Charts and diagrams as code

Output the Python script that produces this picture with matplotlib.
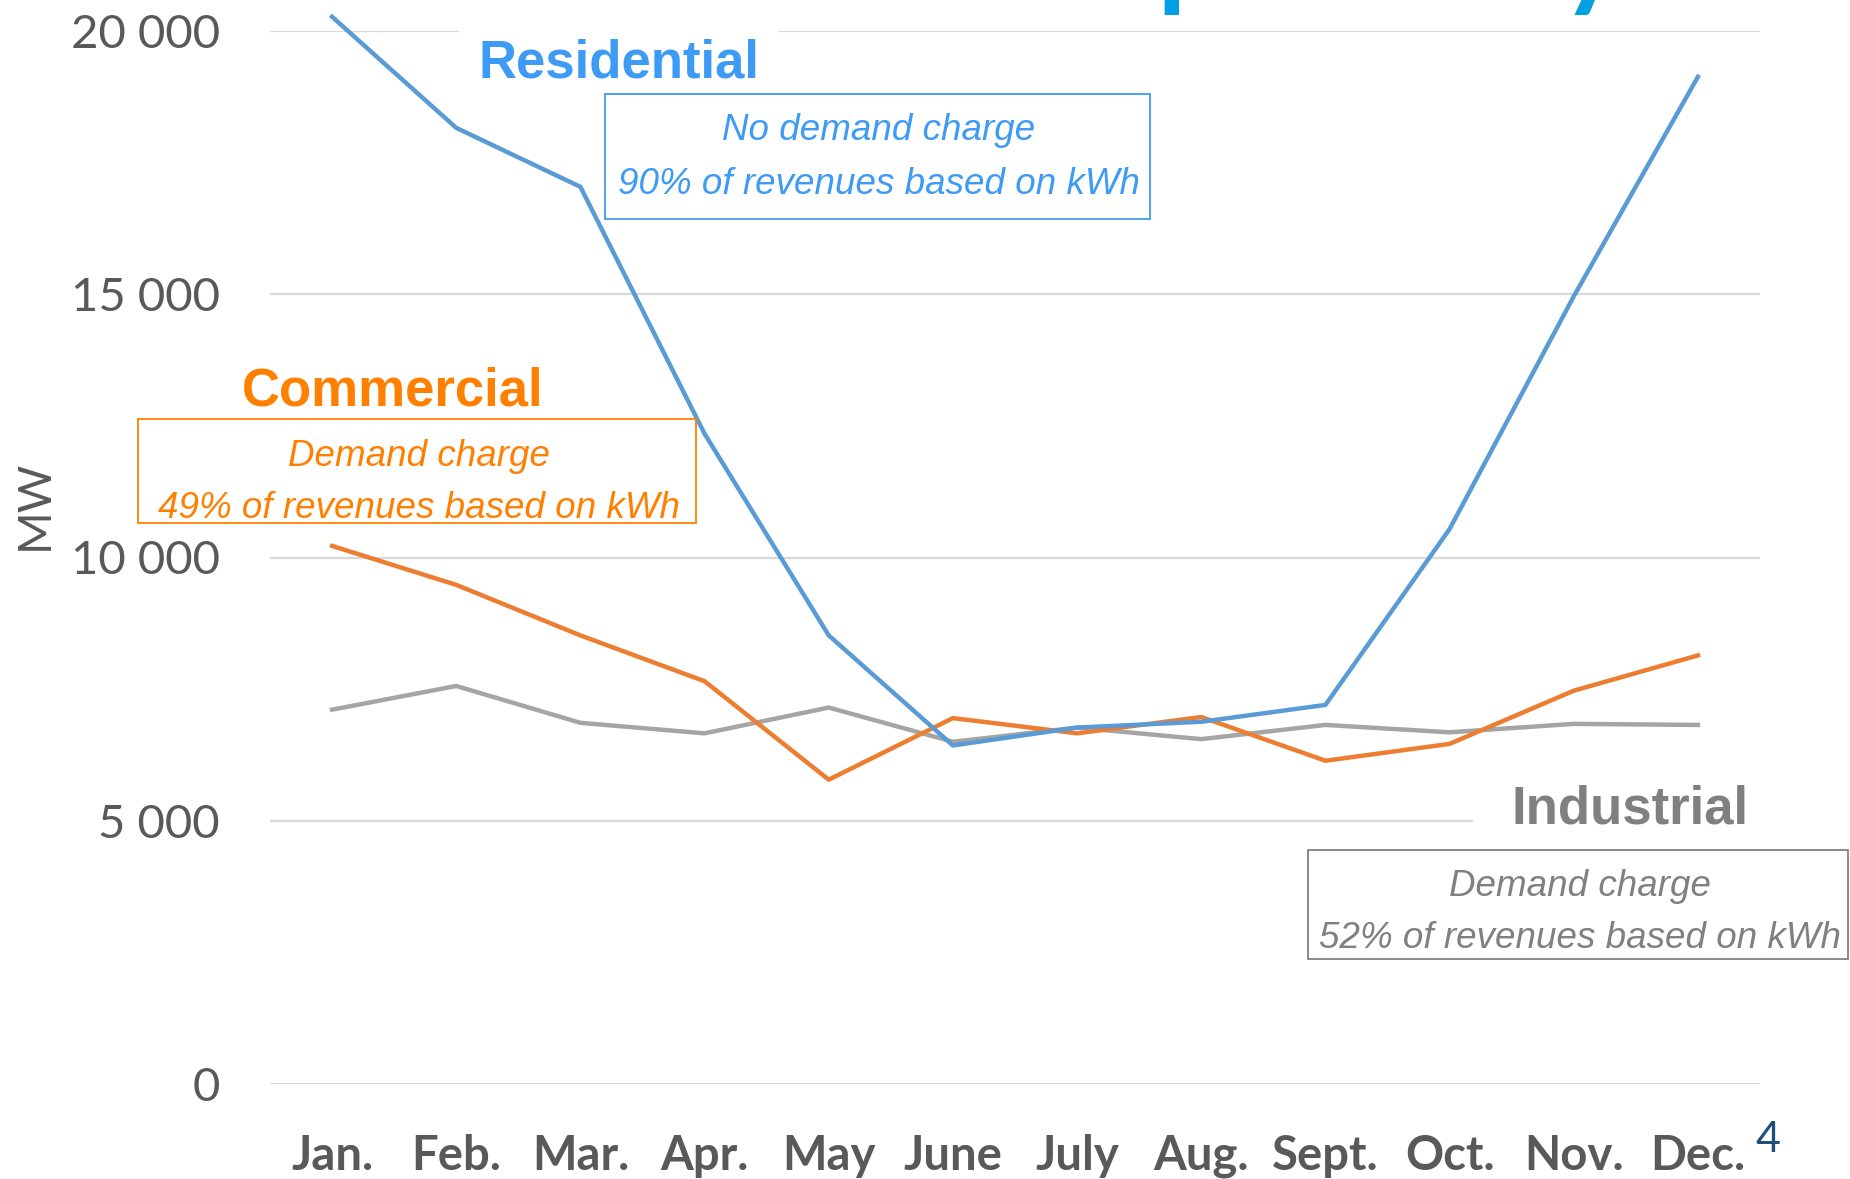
import matplotlib
matplotlib.use("Agg")
import matplotlib.pyplot as plt
from matplotlib.patches import Rectangle

months = ["Jan.", "Feb.", "Mar.", "Apr.", "May", "June", "July", "Aug.", "Sept.", "Oct.", "Nov.", "Dec."]
residential = [20270, 18160, 17040, 12350, 8520, 6430, 6770, 6880, 7200, 10540, 14960, 19130]
commercial = [10220, 9480, 8520, 7650, 5780, 6950, 6660, 6970, 6140, 6460, 7470, 8140]
industrial = [7110, 7560, 6860, 6660, 7150, 6500, 6770, 6550, 6820, 6680, 6840, 6820]
yticks = [0, 5000, 10000, 15000, 20000]
ytick_labels = ["0", "5 000", "10 000", "15 000", "20 000"]

W, H = 1850, 1179
fig = plt.figure(figsize=(W / 100, H / 100), dpi=100)

def fx(px):
    return px / W

def fy(py):
    return 1 - py / H

ax = fig.add_axes([fx(270), fy(1084), fx(1760) - fx(270), fy(31) - fy(1084)])
x = list(range(len(months)))
ax.plot(x, industrial, color="#A5A5A5", lw=3.2, clip_on=False, zorder=3)
ax.plot(x, commercial, color="#ED7D31", lw=3.2, clip_on=False, zorder=4)
ax.plot(x, residential, color="#5B9BD5", lw=3.2, clip_on=False, zorder=5)
ax.set_xlim(-0.5, 11.5)
ax.set_ylim(0, 20000)
ax.set_yticks(yticks)
ax.set_yticklabels(ytick_labels, family="Lato", fontsize=34, color="#595959")
ax.set_xticks(x)
ax.set_xticklabels(months, family="Lato", fontsize=34, weight="bold", color="#595959")
ax.tick_params(axis="both", length=0)
ax.tick_params(axis="y", pad=36)
ax.tick_params(axis="x", pad=36)
ax.grid(axis="y", color="#D9D9D9", lw=1.6, zorder=0)
ax.set_axisbelow(True)
for s in ax.spines.values():
    s.set_visible(False)

fig.text(fx(35), fy(505), "MW", rotation=90, ha="center", va="center",
         family="Lato", fontsize=33, color="#595959")

# gridline breaks behind labels
fig.add_artist(Rectangle((fx(459), fy(44)), fx(778) - fx(459), fy(20) - fy(44),
                         transform=fig.transFigure, facecolor="white", edgecolor="none", zorder=1))
fig.add_artist(Rectangle((fx(1473), fy(834)), fx(1765) - fx(1473), fy(810) - fy(834),
                         transform=fig.transFigure, facecolor="white", edgecolor="none", zorder=1))

# series labels
fig.text(fx(619), fy(77), "Residential", ha="center", va="baseline", family="Liberation Sans",
         weight="bold", fontsize=38, color="#3D9BF5", zorder=2)
fig.text(fx(393), fy(405), "Commercial", ha="center", va="baseline", family="Liberation Sans",
         weight="bold", fontsize=38, color="#FF8000", zorder=2)
fig.text(fx(1630), fy(824), "Industrial", ha="center", va="baseline", family="Liberation Sans",
         weight="bold", fontsize=38, color="#808080", zorder=2)

def box(x0, y0, x1, y1, color, lines, cx, ys):
    fig.add_artist(Rectangle((fx(x0), fy(y1)), fx(x1) - fx(x0), fy(y0) - fy(y1),
                             transform=fig.transFigure, facecolor="none", edgecolor=color,
                             lw=1.3, zorder=0.5))
    for line, yy in zip(lines, ys):
        fig.text(fx(cx), fy(yy), line, ha="center", va="center", family="Liberation Sans",
                 style="italic", fontsize=26.5, color=color, zorder=2)

box(605, 94, 1150, 219, "#3D9BF5", ["No demand charge", "90% of revenues based on kWh"], 879, [130, 185])
box(138, 419, 696, 523, "#FF8000", ["Demand charge", "49% of revenues based on kWh"], 419, [456, 509])
box(1308, 850, 1848, 959, "#808080", ["Demand charge", "52% of revenues based on kWh"], 1580, [886, 939])

fig.text(fx(1768), fy(1152), "4", ha="center", va="baseline", family="Lato", fontsize=31, color="#1F4E79")

# clipped title at the top edge (only descenders visible)
TITLE_FS = 84
renderer = fig.canvas.get_renderer()
tp = fig.text(0, 0, "Winter p", family="Lato", weight="bold", fontsize=TITLE_FS)
tq = fig.text(0, 0, "p", family="Lato", weight="bold", fontsize=TITLE_FS)
off = tp.get_window_extent(renderer).width - tq.get_window_extent(renderer).width
tp.remove()
tq.remove()
fig.text(fx(1158 - off), fy(-5), "Winter peak day", ha="left", va="baseline",
         family="Lato", weight="bold", fontsize=TITLE_FS, color="#00A0E3")

fig.savefig("out.png", dpi=100)
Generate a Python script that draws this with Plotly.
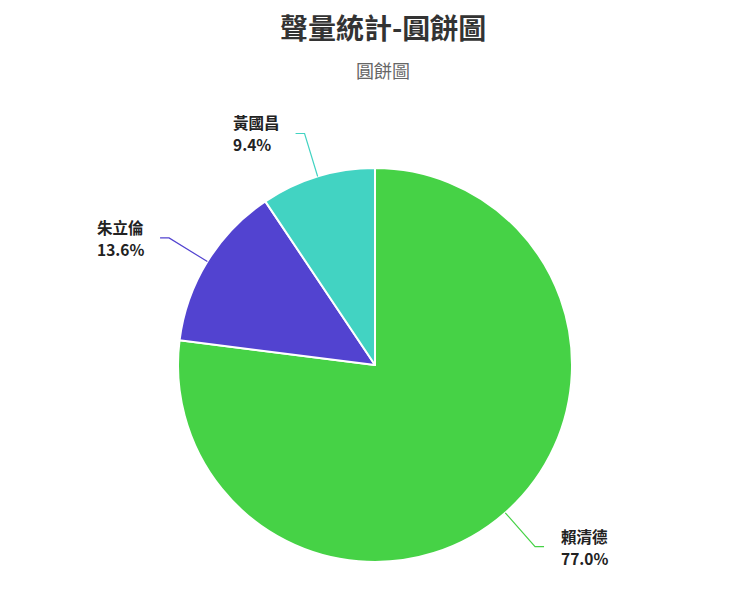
import math
import plotly.graph_objects as go

# data
names = ["賴清德", "朱立倫", "黃國昌"]
shares = [77.0, 13.6, 9.4]
colors = ["#46d246", "#5243d0", "#42d3c2"]

W, H = 750, 600
off = 8  # page body margin
cx, cy, r = 375 - off, 365 - off, 197  # pie centre / radius in px

fig = go.Figure(
    go.Pie(
        labels=names,
        values=shares,
        sort=False,
        direction="clockwise",
        rotation=0,
        textinfo="none",
        hoverinfo="label+percent",
        marker=dict(colors=colors, line=dict(color="white", width=2)),
        domain=dict(
            x=[(cx - r) / W, (cx + r) / W],
            y=[(H - cy - r) / H, (H - cy + r) / H],
        ),
        showlegend=False,
    )
)

# leader lines + labels, placed from each slice's middle angle
total = sum(shares)
start = 0.0
for name, v, col in zip(names, shares, colors):
    mid = (start + v / 2) / total * 2 * math.pi
    start += v
    dx, dy = math.sin(mid), -math.cos(mid)
    x0, y0 = cx + r * dx, cy + r * dy
    x1, y1 = cx + (r + 45) * dx, cy + (r + 45) * dy
    side = 1 if dx >= 0 else -1
    x2 = x1 + side * 9
    path = f"M {x0/W} {1-y0/H} L {x1/W} {1-y1/H} L {x2/W} {1-y1/H}"
    fig.add_shape(type="path", path=path, xref="paper", yref="paper",
                  line=dict(color=col, width=1.2))
    # two lines of text: name above, percent below; block aligned left
    tx = x2 + side * 16 if side > 0 else x2 - 16 - 48
    for txt, ty in [(name, y1 - 11), (f"{v:.1f}%", y1 + 11)]:
        fig.add_annotation(
            x=tx / W, y=1 - ty / H, xref="paper", yref="paper",
            text=f"<b>{txt}</b>", showarrow=False,
            xanchor="left", yanchor="middle", borderpad=0,
            font=dict(size=15.5, color="#222"),
        )

fig.add_annotation(
    x=0.5, y=1 - (27 - off) / H, xref="paper", yref="paper", showarrow=False,
    xanchor="center", yanchor="middle",
    text="<b>聲量統計-圓餅圖</b>", font=dict(size=28, color="#333"),
)
fig.add_annotation(
    x=0.5, y=1 - (70 - off) / H, xref="paper", yref="paper", showarrow=False,
    xanchor="center", yanchor="middle",
    text="圓餅圖", font=dict(size=18, color="#666"),
)

fig.update_layout(
    width=W, height=H,
    margin=dict(l=0, r=0, t=0, b=0),
    paper_bgcolor="white",
    font=dict(family="Noto Sans CJK TC, Noto Sans, sans-serif"),
)

fig.write_html("out.html")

▶ [REQUEST] Images must not appear in the copy; reproduce everything else in the records verbatim.

▶ [IN RESPONSE]
Output the Python script that produces this picture with matplotlib.
import matplotlib
matplotlib.use("Agg")
import matplotlib.pyplot as plt
from matplotlib.patches import Rectangle

months = ["Jan.", "Feb.", "Mar.", "Apr.", "May", "June", "July", "Aug.", "Sept.", "Oct.", "Nov.", "Dec."]
residential = [20270, 18160, 17040, 12350, 8520, 6430, 6770, 6880, 7200, 10540, 14960, 19130]
commercial = [10220, 9480, 8520, 7650, 5780, 6950, 6660, 6970, 6140, 6460, 7470, 8140]
industrial = [7110, 7560, 6860, 6660, 7150, 6500, 6770, 6550, 6820, 6680, 6840, 6820]
yticks = [0, 5000, 10000, 15000, 20000]
ytick_labels = ["0", "5 000", "10 000", "15 000", "20 000"]

W, H = 1850, 1179
fig = plt.figure(figsize=(W / 100, H / 100), dpi=100)

def fx(px):
    return px / W

def fy(py):
    return 1 - py / H

ax = fig.add_axes([fx(270), fy(1084), fx(1760) - fx(270), fy(31) - fy(1084)])
x = list(range(len(months)))
ax.plot(x, industrial, color="#A5A5A5", lw=3.2, clip_on=False, zorder=3)
ax.plot(x, commercial, color="#ED7D31", lw=3.2, clip_on=False, zorder=4)
ax.plot(x, residential, color="#5B9BD5", lw=3.2, clip_on=False, zorder=5)
ax.set_xlim(-0.5, 11.5)
ax.set_ylim(0, 20000)
ax.set_yticks(yticks)
ax.set_yticklabels(ytick_labels, family="Lato", fontsize=34, color="#595959")
ax.set_xticks(x)
ax.set_xticklabels(months, family="Lato", fontsize=34, weight="bold", color="#595959")
ax.tick_params(axis="both", length=0)
ax.tick_params(axis="y", pad=36)
ax.tick_params(axis="x", pad=36)
ax.grid(axis="y", color="#D9D9D9", lw=1.6, zorder=0)
ax.set_axisbelow(True)
for s in ax.spines.values():
    s.set_visible(False)

fig.text(fx(35), fy(505), "MW", rotation=90, ha="center", va="center",
         family="Lato", fontsize=33, color="#595959")

# gridline breaks behind labels
fig.add_artist(Rectangle((fx(459), fy(44)), fx(778) - fx(459), fy(20) - fy(44),
                         transform=fig.transFigure, facecolor="white", edgecolor="none", zorder=1))
fig.add_artist(Rectangle((fx(1473), fy(834)), fx(1765) - fx(1473), fy(810) - fy(834),
                         transform=fig.transFigure, facecolor="white", edgecolor="none", zorder=1))

# series labels
fig.text(fx(619), fy(77), "Residential", ha="center", va="baseline", family="Liberation Sans",
         weight="bold", fontsize=38, color="#3D9BF5", zorder=2)
fig.text(fx(393), fy(405), "Commercial", ha="center", va="baseline", family="Liberation Sans",
         weight="bold", fontsize=38, color="#FF8000", zorder=2)
fig.text(fx(1630), fy(824), "Industrial", ha="center", va="baseline", family="Liberation Sans",
         weight="bold", fontsize=38, color="#808080", zorder=2)

def box(x0, y0, x1, y1, color, lines, cx, ys):
    fig.add_artist(Rectangle((fx(x0), fy(y1)), fx(x1) - fx(x0), fy(y0) - fy(y1),
                             transform=fig.transFigure, facecolor="none", edgecolor=color,
                             lw=1.3, zorder=0.5))
    for line, yy in zip(lines, ys):
        fig.text(fx(cx), fy(yy), line, ha="center", va="center", family="Liberation Sans",
                 style="italic", fontsize=26.5, color=color, zorder=2)

box(605, 94, 1150, 219, "#3D9BF5", ["No demand charge", "90% of revenues based on kWh"], 879, [130, 185])
box(138, 419, 696, 523, "#FF8000", ["Demand charge", "49% of revenues based on kWh"], 419, [456, 509])
box(1308, 850, 1848, 959, "#808080", ["Demand charge", "52% of revenues based on kWh"], 1580, [886, 939])

fig.text(fx(1768), fy(1152), "4", ha="center", va="baseline", family="Lato", fontsize=31, color="#1F4E79")

# clipped title at the top edge (only descenders visible)
TITLE_FS = 84
renderer = fig.canvas.get_renderer()
tp = fig.text(0, 0, "Winter p", family="Lato", weight="bold", fontsize=TITLE_FS)
tq = fig.text(0, 0, "p", family="Lato", weight="bold", fontsize=TITLE_FS)
off = tp.get_window_extent(renderer).width - tq.get_window_extent(renderer).width
tp.remove()
tq.remove()
fig.text(fx(1158 - off), fy(-5), "Winter peak day", ha="left", va="baseline",
         family="Lato", weight="bold", fontsize=TITLE_FS, color="#00A0E3")

fig.savefig("out.png", dpi=100)
Generate a Python script that draws this with Plotly.
import math
import plotly.graph_objects as go

# data
names = ["賴清德", "朱立倫", "黃國昌"]
shares = [77.0, 13.6, 9.4]
colors = ["#46d246", "#5243d0", "#42d3c2"]

W, H = 750, 600
off = 8  # page body margin
cx, cy, r = 375 - off, 365 - off, 197  # pie centre / radius in px

fig = go.Figure(
    go.Pie(
        labels=names,
        values=shares,
        sort=False,
        direction="clockwise",
        rotation=0,
        textinfo="none",
        hoverinfo="label+percent",
        marker=dict(colors=colors, line=dict(color="white", width=2)),
        domain=dict(
            x=[(cx - r) / W, (cx + r) / W],
            y=[(H - cy - r) / H, (H - cy + r) / H],
        ),
        showlegend=False,
    )
)

# leader lines + labels, placed from each slice's middle angle
total = sum(shares)
start = 0.0
for name, v, col in zip(names, shares, colors):
    mid = (start + v / 2) / total * 2 * math.pi
    start += v
    dx, dy = math.sin(mid), -math.cos(mid)
    x0, y0 = cx + r * dx, cy + r * dy
    x1, y1 = cx + (r + 45) * dx, cy + (r + 45) * dy
    side = 1 if dx >= 0 else -1
    x2 = x1 + side * 9
    path = f"M {x0/W} {1-y0/H} L {x1/W} {1-y1/H} L {x2/W} {1-y1/H}"
    fig.add_shape(type="path", path=path, xref="paper", yref="paper",
                  line=dict(color=col, width=1.2))
    # two lines of text: name above, percent below; block aligned left
    tx = x2 + side * 16 if side > 0 else x2 - 16 - 48
    for txt, ty in [(name, y1 - 11), (f"{v:.1f}%", y1 + 11)]:
        fig.add_annotation(
            x=tx / W, y=1 - ty / H, xref="paper", yref="paper",
            text=f"<b>{txt}</b>", showarrow=False,
            xanchor="left", yanchor="middle", borderpad=0,
            font=dict(size=15.5, color="#222"),
        )

fig.add_annotation(
    x=0.5, y=1 - (27 - off) / H, xref="paper", yref="paper", showarrow=False,
    xanchor="center", yanchor="middle",
    text="<b>聲量統計-圓餅圖</b>", font=dict(size=28, color="#333"),
)
fig.add_annotation(
    x=0.5, y=1 - (70 - off) / H, xref="paper", yref="paper", showarrow=False,
    xanchor="center", yanchor="middle",
    text="圓餅圖", font=dict(size=18, color="#666"),
)

fig.update_layout(
    width=W, height=H,
    margin=dict(l=0, r=0, t=0, b=0),
    paper_bgcolor="white",
    font=dict(family="Noto Sans CJK TC, Noto Sans, sans-serif"),
)

fig.write_html("out.html")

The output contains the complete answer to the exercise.